| INSTRUCTION |
Set down the material below word for word, excluding the pictures.
-- INPUT DATA start --
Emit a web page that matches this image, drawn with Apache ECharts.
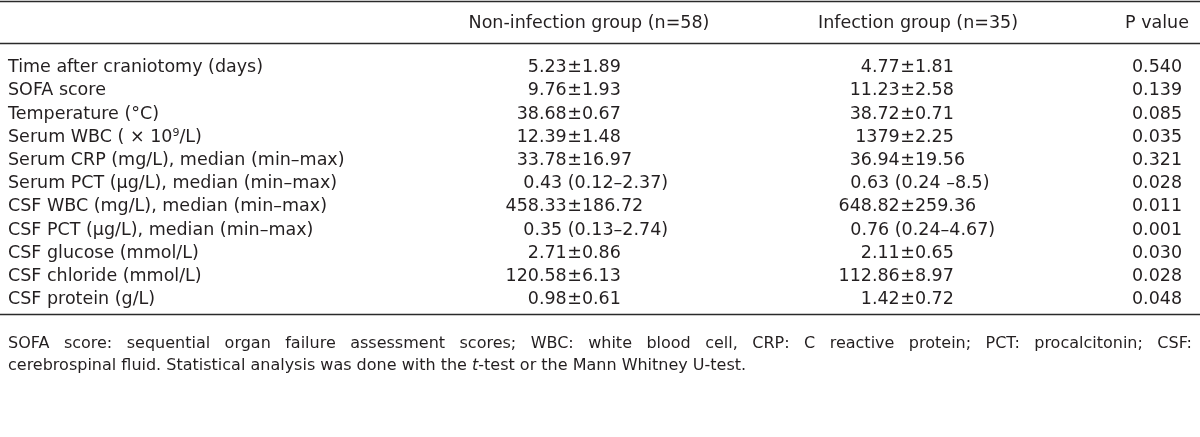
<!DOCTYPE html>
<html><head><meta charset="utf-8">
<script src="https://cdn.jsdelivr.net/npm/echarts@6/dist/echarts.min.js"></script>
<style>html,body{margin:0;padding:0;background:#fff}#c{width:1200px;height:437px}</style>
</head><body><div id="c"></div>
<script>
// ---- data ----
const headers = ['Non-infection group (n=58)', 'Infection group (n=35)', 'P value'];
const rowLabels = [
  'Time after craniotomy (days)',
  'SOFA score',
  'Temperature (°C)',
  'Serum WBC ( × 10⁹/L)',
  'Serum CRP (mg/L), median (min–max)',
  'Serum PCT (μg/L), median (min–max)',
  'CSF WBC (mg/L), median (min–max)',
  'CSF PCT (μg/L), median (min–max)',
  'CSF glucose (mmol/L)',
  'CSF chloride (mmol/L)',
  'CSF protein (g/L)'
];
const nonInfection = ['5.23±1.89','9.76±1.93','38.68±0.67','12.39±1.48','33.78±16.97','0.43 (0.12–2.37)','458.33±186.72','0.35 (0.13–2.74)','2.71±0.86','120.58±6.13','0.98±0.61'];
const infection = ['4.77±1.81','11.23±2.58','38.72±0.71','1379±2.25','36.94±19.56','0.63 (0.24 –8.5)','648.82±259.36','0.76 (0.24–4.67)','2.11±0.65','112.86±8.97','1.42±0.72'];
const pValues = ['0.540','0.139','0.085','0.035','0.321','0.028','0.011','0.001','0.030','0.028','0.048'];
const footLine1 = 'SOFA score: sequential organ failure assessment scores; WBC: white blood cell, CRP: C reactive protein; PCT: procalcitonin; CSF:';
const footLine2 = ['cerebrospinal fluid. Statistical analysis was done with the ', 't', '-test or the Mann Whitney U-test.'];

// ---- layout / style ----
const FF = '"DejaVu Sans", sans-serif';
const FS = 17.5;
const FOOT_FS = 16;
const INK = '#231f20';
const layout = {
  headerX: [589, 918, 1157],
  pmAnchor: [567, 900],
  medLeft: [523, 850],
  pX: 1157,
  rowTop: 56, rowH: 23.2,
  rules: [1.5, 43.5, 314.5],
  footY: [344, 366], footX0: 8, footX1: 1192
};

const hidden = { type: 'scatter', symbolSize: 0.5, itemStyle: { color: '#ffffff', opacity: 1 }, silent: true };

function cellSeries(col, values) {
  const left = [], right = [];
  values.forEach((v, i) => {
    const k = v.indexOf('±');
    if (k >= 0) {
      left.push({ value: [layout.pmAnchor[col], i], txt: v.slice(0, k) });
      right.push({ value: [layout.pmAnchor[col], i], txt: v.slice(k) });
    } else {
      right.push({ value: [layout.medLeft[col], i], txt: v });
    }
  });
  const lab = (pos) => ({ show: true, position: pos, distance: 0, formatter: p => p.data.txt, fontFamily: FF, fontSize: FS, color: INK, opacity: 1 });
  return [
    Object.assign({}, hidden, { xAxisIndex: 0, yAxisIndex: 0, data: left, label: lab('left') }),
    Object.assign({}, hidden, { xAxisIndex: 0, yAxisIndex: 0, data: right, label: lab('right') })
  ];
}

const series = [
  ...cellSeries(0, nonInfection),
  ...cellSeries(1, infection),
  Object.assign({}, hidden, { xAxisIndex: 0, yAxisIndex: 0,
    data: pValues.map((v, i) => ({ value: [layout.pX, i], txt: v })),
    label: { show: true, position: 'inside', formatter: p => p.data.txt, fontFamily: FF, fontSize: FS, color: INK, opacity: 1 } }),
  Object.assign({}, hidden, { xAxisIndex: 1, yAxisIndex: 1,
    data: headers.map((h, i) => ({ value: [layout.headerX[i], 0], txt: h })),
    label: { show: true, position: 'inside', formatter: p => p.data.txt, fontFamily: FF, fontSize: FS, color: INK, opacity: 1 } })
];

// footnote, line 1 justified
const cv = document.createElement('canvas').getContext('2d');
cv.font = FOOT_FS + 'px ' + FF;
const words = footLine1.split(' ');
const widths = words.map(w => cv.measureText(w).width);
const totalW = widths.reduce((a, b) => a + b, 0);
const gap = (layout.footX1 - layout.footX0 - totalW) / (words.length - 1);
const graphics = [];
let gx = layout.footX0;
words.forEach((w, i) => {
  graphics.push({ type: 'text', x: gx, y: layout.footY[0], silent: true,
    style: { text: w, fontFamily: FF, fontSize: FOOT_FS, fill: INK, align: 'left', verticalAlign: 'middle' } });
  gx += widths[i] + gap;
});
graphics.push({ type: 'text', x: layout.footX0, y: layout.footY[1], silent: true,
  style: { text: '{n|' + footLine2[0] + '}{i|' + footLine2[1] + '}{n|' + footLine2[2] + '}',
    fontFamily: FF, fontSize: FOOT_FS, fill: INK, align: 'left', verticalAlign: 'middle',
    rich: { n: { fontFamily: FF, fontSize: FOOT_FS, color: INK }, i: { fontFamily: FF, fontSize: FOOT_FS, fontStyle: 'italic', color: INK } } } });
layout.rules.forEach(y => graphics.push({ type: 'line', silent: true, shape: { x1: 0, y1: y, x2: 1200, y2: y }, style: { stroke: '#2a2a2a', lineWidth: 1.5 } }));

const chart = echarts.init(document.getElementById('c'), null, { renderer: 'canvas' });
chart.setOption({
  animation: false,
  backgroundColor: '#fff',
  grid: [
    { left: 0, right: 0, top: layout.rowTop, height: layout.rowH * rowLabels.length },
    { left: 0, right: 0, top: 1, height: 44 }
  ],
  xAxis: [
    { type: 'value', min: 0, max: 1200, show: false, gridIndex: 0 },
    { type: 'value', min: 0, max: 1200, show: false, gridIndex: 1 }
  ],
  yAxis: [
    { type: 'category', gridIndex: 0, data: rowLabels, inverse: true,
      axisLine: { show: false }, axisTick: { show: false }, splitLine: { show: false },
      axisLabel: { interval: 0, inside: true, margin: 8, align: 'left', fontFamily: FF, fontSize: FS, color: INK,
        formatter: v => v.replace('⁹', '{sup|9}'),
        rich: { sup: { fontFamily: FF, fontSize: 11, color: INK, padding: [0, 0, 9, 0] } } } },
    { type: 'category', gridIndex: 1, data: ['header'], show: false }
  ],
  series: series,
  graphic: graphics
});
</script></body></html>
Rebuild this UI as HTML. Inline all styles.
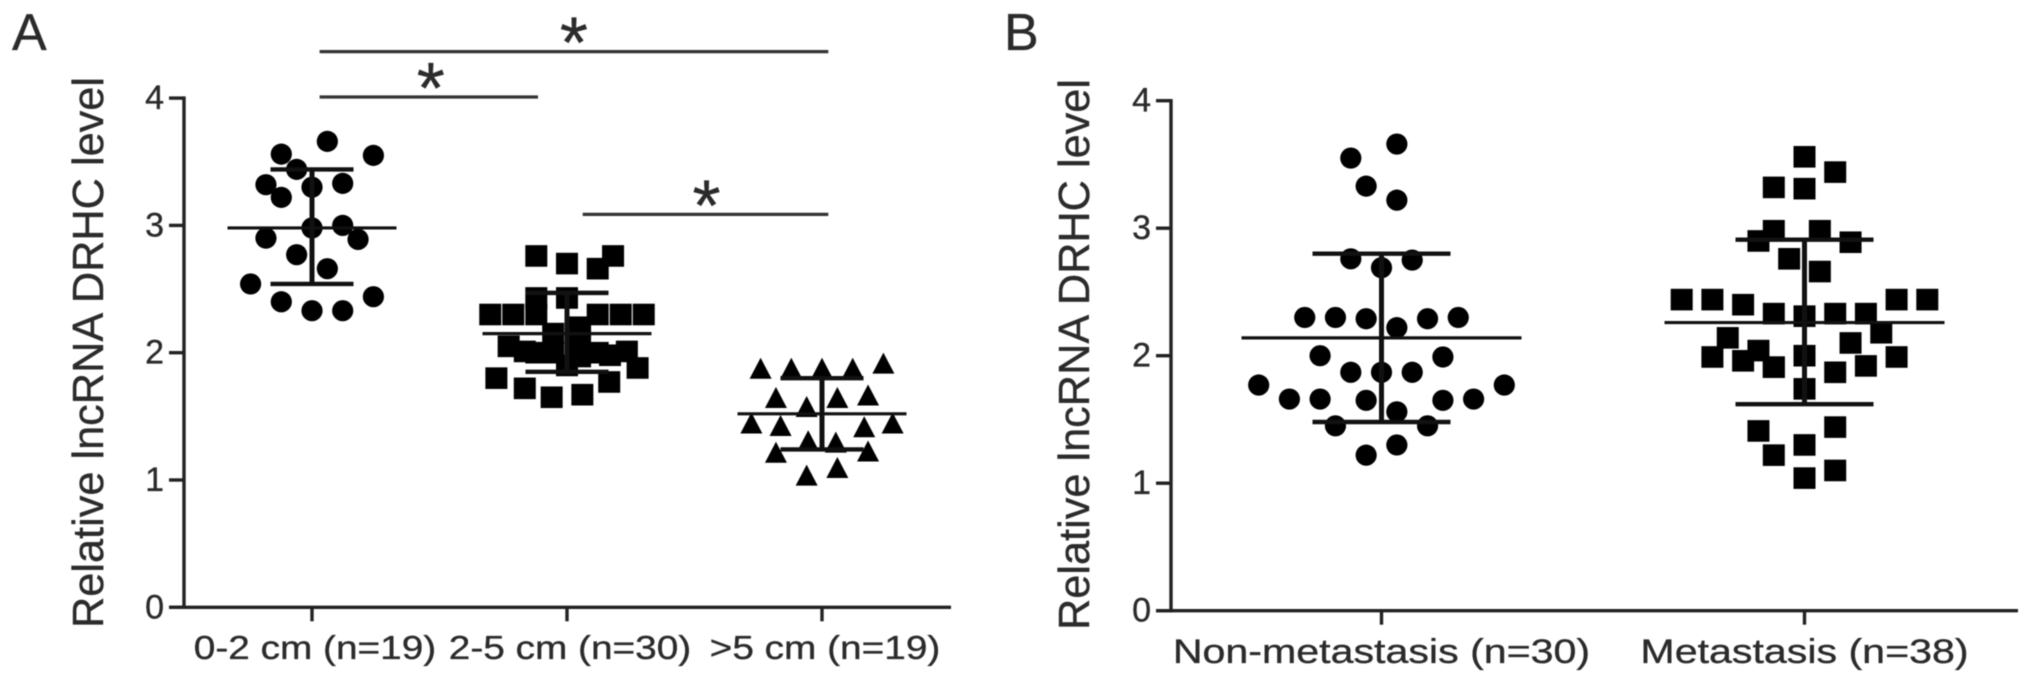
-- INPUT DATA end --
| CORRECT RESULT |
Emit a web page that matches this image, drawn with Apache ECharts.
<!DOCTYPE html>
<html><head><meta charset="utf-8">
<script src="https://cdn.jsdelivr.net/npm/echarts@6/dist/echarts.min.js"></script>
<style>html,body{margin:0;padding:0;background:#fff}#c{width:1200px;height:437px}</style>
</head><body><div id="c"></div>
<script>
// ---- data ----
const headers = ['Non-infection group (n=58)', 'Infection group (n=35)', 'P value'];
const rowLabels = [
  'Time after craniotomy (days)',
  'SOFA score',
  'Temperature (°C)',
  'Serum WBC ( × 10⁹/L)',
  'Serum CRP (mg/L), median (min–max)',
  'Serum PCT (μg/L), median (min–max)',
  'CSF WBC (mg/L), median (min–max)',
  'CSF PCT (μg/L), median (min–max)',
  'CSF glucose (mmol/L)',
  'CSF chloride (mmol/L)',
  'CSF protein (g/L)'
];
const nonInfection = ['5.23±1.89','9.76±1.93','38.68±0.67','12.39±1.48','33.78±16.97','0.43 (0.12–2.37)','458.33±186.72','0.35 (0.13–2.74)','2.71±0.86','120.58±6.13','0.98±0.61'];
const infection = ['4.77±1.81','11.23±2.58','38.72±0.71','1379±2.25','36.94±19.56','0.63 (0.24 –8.5)','648.82±259.36','0.76 (0.24–4.67)','2.11±0.65','112.86±8.97','1.42±0.72'];
const pValues = ['0.540','0.139','0.085','0.035','0.321','0.028','0.011','0.001','0.030','0.028','0.048'];
const footLine1 = 'SOFA score: sequential organ failure assessment scores; WBC: white blood cell, CRP: C reactive protein; PCT: procalcitonin; CSF:';
const footLine2 = ['cerebrospinal fluid. Statistical analysis was done with the ', 't', '-test or the Mann Whitney U-test.'];

// ---- layout / style ----
const FF = '"DejaVu Sans", sans-serif';
const FS = 17.5;
const FOOT_FS = 16;
const INK = '#231f20';
const layout = {
  headerX: [589, 918, 1157],
  pmAnchor: [567, 900],
  medLeft: [523, 850],
  pX: 1157,
  rowTop: 56, rowH: 23.2,
  rules: [1.5, 43.5, 314.5],
  footY: [344, 366], footX0: 8, footX1: 1192
};

const hidden = { type: 'scatter', symbolSize: 0.5, itemStyle: { color: '#ffffff', opacity: 1 }, silent: true };

function cellSeries(col, values) {
  const left = [], right = [];
  values.forEach((v, i) => {
    const k = v.indexOf('±');
    if (k >= 0) {
      left.push({ value: [layout.pmAnchor[col], i], txt: v.slice(0, k) });
      right.push({ value: [layout.pmAnchor[col], i], txt: v.slice(k) });
    } else {
      right.push({ value: [layout.medLeft[col], i], txt: v });
    }
  });
  const lab = (pos) => ({ show: true, position: pos, distance: 0, formatter: p => p.data.txt, fontFamily: FF, fontSize: FS, color: INK, opacity: 1 });
  return [
    Object.assign({}, hidden, { xAxisIndex: 0, yAxisIndex: 0, data: left, label: lab('left') }),
    Object.assign({}, hidden, { xAxisIndex: 0, yAxisIndex: 0, data: right, label: lab('right') })
  ];
}

const series = [
  ...cellSeries(0, nonInfection),
  ...cellSeries(1, infection),
  Object.assign({}, hidden, { xAxisIndex: 0, yAxisIndex: 0,
    data: pValues.map((v, i) => ({ value: [layout.pX, i], txt: v })),
    label: { show: true, position: 'inside', formatter: p => p.data.txt, fontFamily: FF, fontSize: FS, color: INK, opacity: 1 } }),
  Object.assign({}, hidden, { xAxisIndex: 1, yAxisIndex: 1,
    data: headers.map((h, i) => ({ value: [layout.headerX[i], 0], txt: h })),
    label: { show: true, position: 'inside', formatter: p => p.data.txt, fontFamily: FF, fontSize: FS, color: INK, opacity: 1 } })
];

// footnote, line 1 justified
const cv = document.createElement('canvas').getContext('2d');
cv.font = FOOT_FS + 'px ' + FF;
const words = footLine1.split(' ');
const widths = words.map(w => cv.measureText(w).width);
const totalW = widths.reduce((a, b) => a + b, 0);
const gap = (layout.footX1 - layout.footX0 - totalW) / (words.length - 1);
const graphics = [];
let gx = layout.footX0;
words.forEach((w, i) => {
  graphics.push({ type: 'text', x: gx, y: layout.footY[0], silent: true,
    style: { text: w, fontFamily: FF, fontSize: FOOT_FS, fill: INK, align: 'left', verticalAlign: 'middle' } });
  gx += widths[i] + gap;
});
graphics.push({ type: 'text', x: layout.footX0, y: layout.footY[1], silent: true,
  style: { text: '{n|' + footLine2[0] + '}{i|' + footLine2[1] + '}{n|' + footLine2[2] + '}',
    fontFamily: FF, fontSize: FOOT_FS, fill: INK, align: 'left', verticalAlign: 'middle',
    rich: { n: { fontFamily: FF, fontSize: FOOT_FS, color: INK }, i: { fontFamily: FF, fontSize: FOOT_FS, fontStyle: 'italic', color: INK } } } });
layout.rules.forEach(y => graphics.push({ type: 'line', silent: true, shape: { x1: 0, y1: y, x2: 1200, y2: y }, style: { stroke: '#2a2a2a', lineWidth: 1.5 } }));

const chart = echarts.init(document.getElementById('c'), null, { renderer: 'canvas' });
chart.setOption({
  animation: false,
  backgroundColor: '#fff',
  grid: [
    { left: 0, right: 0, top: layout.rowTop, height: layout.rowH * rowLabels.length },
    { left: 0, right: 0, top: 1, height: 44 }
  ],
  xAxis: [
    { type: 'value', min: 0, max: 1200, show: false, gridIndex: 0 },
    { type: 'value', min: 0, max: 1200, show: false, gridIndex: 1 }
  ],
  yAxis: [
    { type: 'category', gridIndex: 0, data: rowLabels, inverse: true,
      axisLine: { show: false }, axisTick: { show: false }, splitLine: { show: false },
      axisLabel: { interval: 0, inside: true, margin: 8, align: 'left', fontFamily: FF, fontSize: FS, color: INK,
        formatter: v => v.replace('⁹', '{sup|9}'),
        rich: { sup: { fontFamily: FF, fontSize: 11, color: INK, padding: [0, 0, 9, 0] } } } },
    { type: 'category', gridIndex: 1, data: ['header'], show: false }
  ],
  series: series,
  graphic: graphics
});
</script></body></html>
Rebuild this UI as HTML. Inline all styles.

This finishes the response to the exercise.